To Sir Alexander Ball exclusively the Maltese themselves attributed their emancipation; on him, too, they rested their hopes of the future. Whenever he appeared in Valetta, the passengers on each side, through the whole length of the street, stopped and remained uncovered till he passed, the very clamours of the market-place were hushed at his entrance, and then exchanged shouts for shouts of joy and welcome. Even after the lapse of years he never appeared in any one of their casals, which did not lie in the direct road between Valetta and St. Antonio, his summer residence, but the women and children, with such of the men who were not at labour in their fields, fell into ranks, and followed, or preceded him, singing the Maltese song which had been made in his honour, and which was scarcely less familiar to the inhabitants of Malta and Gozo than 'God save the King' to Britons. 'When he went to the gate through the city, the young men refrained talking; and the aged arose and stood up.
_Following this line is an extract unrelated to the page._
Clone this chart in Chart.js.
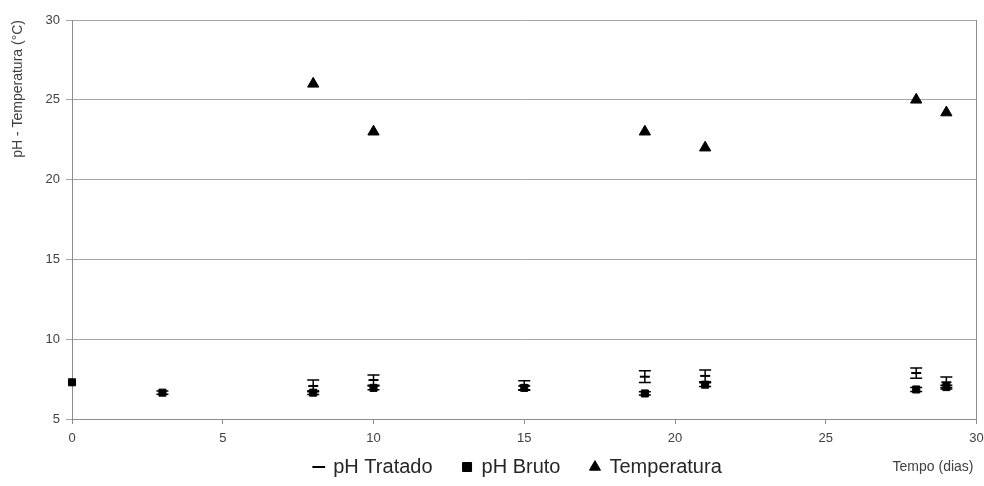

When the ear heard, then it blessed him; and when the eye saw him, it gave witness to him: because he delivered the poor that cried, and the fatherless, and those that had none to help them. The blessing of them that were ready to perish came upon him; and he caused the widow's heart to sing for joy.'

Coleridge in The Friend.

Reference. XXIX. 16. J. Baldwin Brown, Christian World Pulpit, vol. xx. pp. 264, 280.

Earthly Anticipations

Job 29:18

We seem to learn from these anticipations of Job in the days of his former prosperity and comfort the delusions relative to things tending to their own good and to the glory of God, which may especially be imposed upon the godly in seasons of great and uninterrupted prosperity.

I. An overrated estimation of their own comfort, 'I shall die in my nest'. If your hearts are in heaven, you will find your conflicts upon earth, which will effectually hinder you from the making of nests in a world of sin and sorrow.

II. A forgetfulness of their character as strangers and pilgrims upon earth, 'I shall multiply my days as the sand'. Job manifested the presumption of long life, on which the rich man went, who is the subject of a parable in the gospel, 'Soul, thou hast much goods laid up for many years, take thine ease, eat, drink, and be merry. But God said unto him, Thou fool, this night thy soul shall be required of thee, then whose shall those things be which thou hast provided?'

III. A disposition to estimate their time upon earth, rather upon the score of its comfort, or its duration than of its usefulness. What is the value of all that comfort to a sinner in which God is not glorified? What is the value of multiplied days, if they do not speak to the praise of Jehovah?

W. Borrows, Select Sermons, p. 216.

Reference. XXIX. 20. Spurgeon, Sermons, vol. xxviii. No. 1649.

Job 29:25

How easy it is to shed human blood! How much in all ages have wounds and shrieks and tears been the cheap and vulgar resources of the rulers of mankind! How difficult and noble it is to govern in kindness, and to found an empire upon the everlasting basis of justice and affection!... The vigour I love consists in finding out wherein subjects are aggrieved, in relieving them, in the laborious, watchful, and difficult task of increasing public happiness by allaying each particular discontent.

Sydney Smith, Peter Plymley's Letters (ix.).